Utomi warned that power without ideas leads to lasting harm.

“Power is not everything,” he said. “You can get power and use it to do so much evil, and in the end you will be remembered as the person who destroyed possibilities.”

Reflecting on the personal cost of speaking truth to power, Utomi said the price was heavy and constant.

“Oh, plenty, plenty, plenty,” he said. “This culture despises truth-tellers. Somebody suddenly becomes deputy governor of the Central Bank through a nepotistic system and decides that anyone associated with someone who speaks truth should be frozen out.”

He said this repeatedly undermined his economic security.

“All your efforts to build basic material security can be ruined, and for me it happened regularly,” Utomi said. “So I had to devise a survival strategy. I didn’t want my children to suffer because I chose the path of rectitude.”

Utomi said he worked several times harder than his peers and spread his professional life across continents.

“I had jobs on three continents.

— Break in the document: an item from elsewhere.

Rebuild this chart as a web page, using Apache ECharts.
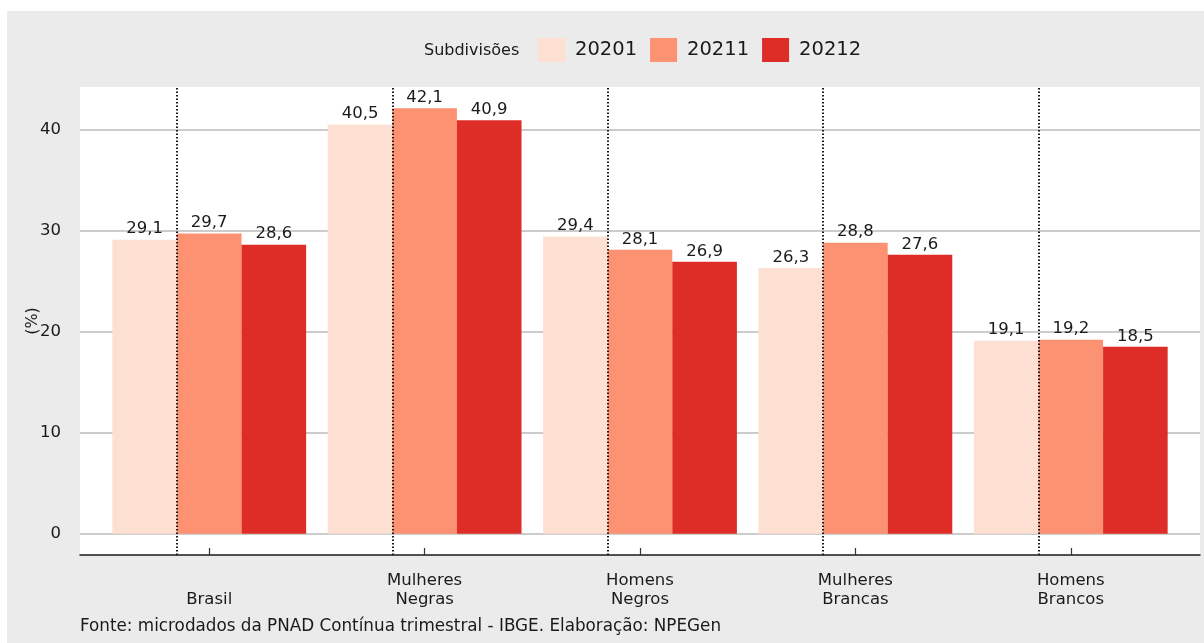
<!DOCTYPE html>
<html>
<head>
<meta charset="utf-8">
<title>Subdivisões</title>
<script src="https://cdn.jsdelivr.net/npm/echarts@6/dist/echarts.min.js"></script>
<style>
    html, body { margin: 0; padding: 0; background: #fff; }
    #chart { position: absolute; left: 7px; top: 11px; width: 1197px; height: 632px; }
</style>
</head>
<body>
<div id="chart"></div>
<script>
// categorias e valores (%)
var categorias = ['Brasil', 'Mulheres\nNegras', 'Homens\nNegros', 'Mulheres\nBrancas', 'Homens\nBrancos'];
var periodos = ['20201', '20211', '20212'];
var v20201 = [29.1, 40.5, 29.4, 26.3, 19.1];
var v20211 = [29.7, 42.1, 28.1, 28.8, 19.2];
var v20212 = [28.6, 40.9, 26.9, 27.6, 18.5];
var yTicks = [0, 10, 20, 30, 40];
var cores = ['#fee0d2', '#fc9272', '#de2d26'];

var posicoes = categorias.map(function (c, i) { return i + 1; });
var fonte = 'DejaVu Sans';

function pares(valores) {
    return valores.map(function (v, i) { return [posicoes[i], v]; });
}

// linhas pontilhadas entre a 1a e a 2a barra de cada grupo
var linhas = posicoes.map(function (p) { return { xAxis: p - 0.15 }; });

var oChart = echarts.init(document.getElementById('chart'));

var series = [v20201, v20211, v20212].map(function (valores, i) {
    var s = {
        name: periodos[i],
        type: 'bar',
        data: pares(valores),
        barWidth: 64.6,
        barGap: '0%',
        itemStyle: { color: cores[i] },
        label: {
            show: true,
            position: 'top',
            distance: 2,
            color: '#1a1a1a',
            fontFamily: fonte,
            fontSize: 16.5,
            formatter: function (p) { return String(p.value[1].toFixed(1)).replace('.', ','); }
        }
    };
    // a serie do meio nao tem deslocamento, entao a linha cai no valor certo
    if (i === 1) {
        s.markLine = {
            silent: true,
            symbol: 'none',
            z: 10,
            label: { show: false },
            lineStyle: { color: '#1a1a1a', width: 2, type: [1.5, 2] },
            data: linhas
        };
    }
    return s;
});

var oOption = {
    backgroundColor: '#ebebeb',
    animation: false,
    title: [
        {
            text: 'Subdivisões',
            left: 417, top: 32, padding: 0,
            textStyle: { fontFamily: fonte, fontSize: 16, fontWeight: 'normal', color: '#1a1a1a' }
        },
        {
            text: 'Fonte: microdados da PNAD Contínua trimestral - IBGE. Elaboração: NPEGen',
            left: 73, top: 607, padding: 0,
            textStyle: { fontFamily: fonte, fontSize: 16.8, fontWeight: 'normal', color: '#1a1a1a' }
        }
    ],
    legend: {
        data: periodos,
        left: 526, top: 22,
        itemWidth: 27, itemHeight: 24, itemGap: 13,
        icon: 'rect',
        textStyle: { fontFamily: fonte, fontSize: 19.5, color: '#1a1a1a', padding: [0, 0, 0, 5] }
    },
    grid: {
        left: 73, right: 4, top: 76, bottom: 88,
        show: true, backgroundColor: '#fff', borderWidth: 0
    },
    xAxis: {
        type: 'value',
        min: 0.4, max: 5.6,
        axisLine: { onZero: false, lineStyle: { color: '#1a1a1a', width: 1.5 } },
        axisTick: { inside: true, length: 7, customValues: posicoes, lineStyle: { color: '#333', width: 1.2 } },
        splitLine: { show: false },
        axisLabel: {
            customValues: posicoes,
            verticalAlign: 'bottom',
            margin: 54,
            lineHeight: 19,
            fontFamily: fonte, fontSize: 16.5, color: '#1a1a1a',
            formatter: function (v) { return categorias[Math.round(v) - 1]; }
        }
    },
    yAxis: {
        type: 'value',
        min: -2.1, max: 44.2,
        name: '(%)',
        nameLocation: 'middle',
        nameRotate: 90,
        nameGap: 39,
        nameMoveOverlap: false,
        nameTextStyle: { fontFamily: fonte, fontSize: 16, color: '#1a1a1a' },
        axisLine: { show: false },
        axisTick: { show: false, customValues: yTicks },
        axisLabel: { customValues: yTicks, margin: 19, fontFamily: fonte, fontSize: 16.5, color: '#1a1a1a' },
        splitLine: { show: true, lineStyle: { color: '#cccccc', width: 2 } }
    },
    series: series
};

oChart.setOption(oOption, true);
</script>
</body>
</html>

If Nigeria froze me out, I still earned enough to pay my children’s school fees and give them an upper-middle-class upbringing,” he said. “Yes, there were lots of costs.”

Describing Nigeria’s democracy as “procedural but hollow,” Utomi said the country has rotated elites rather than transformed governance.

“Nigeria has been painfully disappointing because people in public office allowed self-love to exceed care for the people,” he said. “Public life should be about the pursuit of immortality — sacrificing for the common good.”

He said political culture had deteriorated further with the normalisation of hate.

“The most terrible thing the political class has done is make hate part of our culture,” Utomi said. “Dividing people by ethnicity or religion for power does lasting damage. Economic growth cannot take place in such an environment.”

Despite this, he said he remained hopeful.

“The possibilities for a great Nigeria still exist,” he said. “Leadership can emerge that thinks inclusively and focuses on the greater good, not the little things people grab and leave behind when they die.”

On the growing emigration of talented Nigerians, Utomi said what appears as brain drain could become brain gain.

“I once wrote an essay titled The Generation That Left Town,” he said. “Those who got the best education in Nigeria never really governed the country. But what we call brain drain may become brain gain.”

He added: “If you look at Japan, China and India, the diaspora played a key role. I believe Nigeria’s renaissance will come from its diaspora.”

Asked how younger Nigerians view his generation, Utomi said the response was mixed but encouraging.

“All this celebration of my turning 70 was organised by my mentees,” he said. “Young businesspeople funded everything. I see many young people who value what we tried to do.”

He cited examples such as Paradigm Initiative founder Gbenga Sesan and entrepreneurs involved in Enugu’s emerging innovation hubs.

“These are young people doing remarkable things, and I’ve had the privilege of walking with them,” Utomi said.

If he could rewrite one chapter of Nigeria’s post-military history, Utomi said his intervention point was clear.

“Clearly, 1999,” he said. “When the military was leaving, many credible people did not trust that the military was truly going away. They stayed out, and undesirables moved into politics. We’ve been paying the price since.”

He lamented the loss of a political culture where rivals could disagree without hatred.

“Politicians used to campaign during the day and play tennis together in the evening,” he said. “That ended in 1999.”

On whether Nigeria can still be fixed by ideas, Utomi insisted ideas remain decisive.

“I never thought of myself as a man of ideas; I thought I was practical,” he said. “But ideas rule the world. There is nothing concrete that did not start from a theory.”

Drawing inspiration from Singapore’s transformation, Utomi said Nigeria’s mission remains achievable.

“In one generation, Singapore went from third world to first,” he said. “I believe Nigeria’s possibilities remain. Nigeria will be a great country.”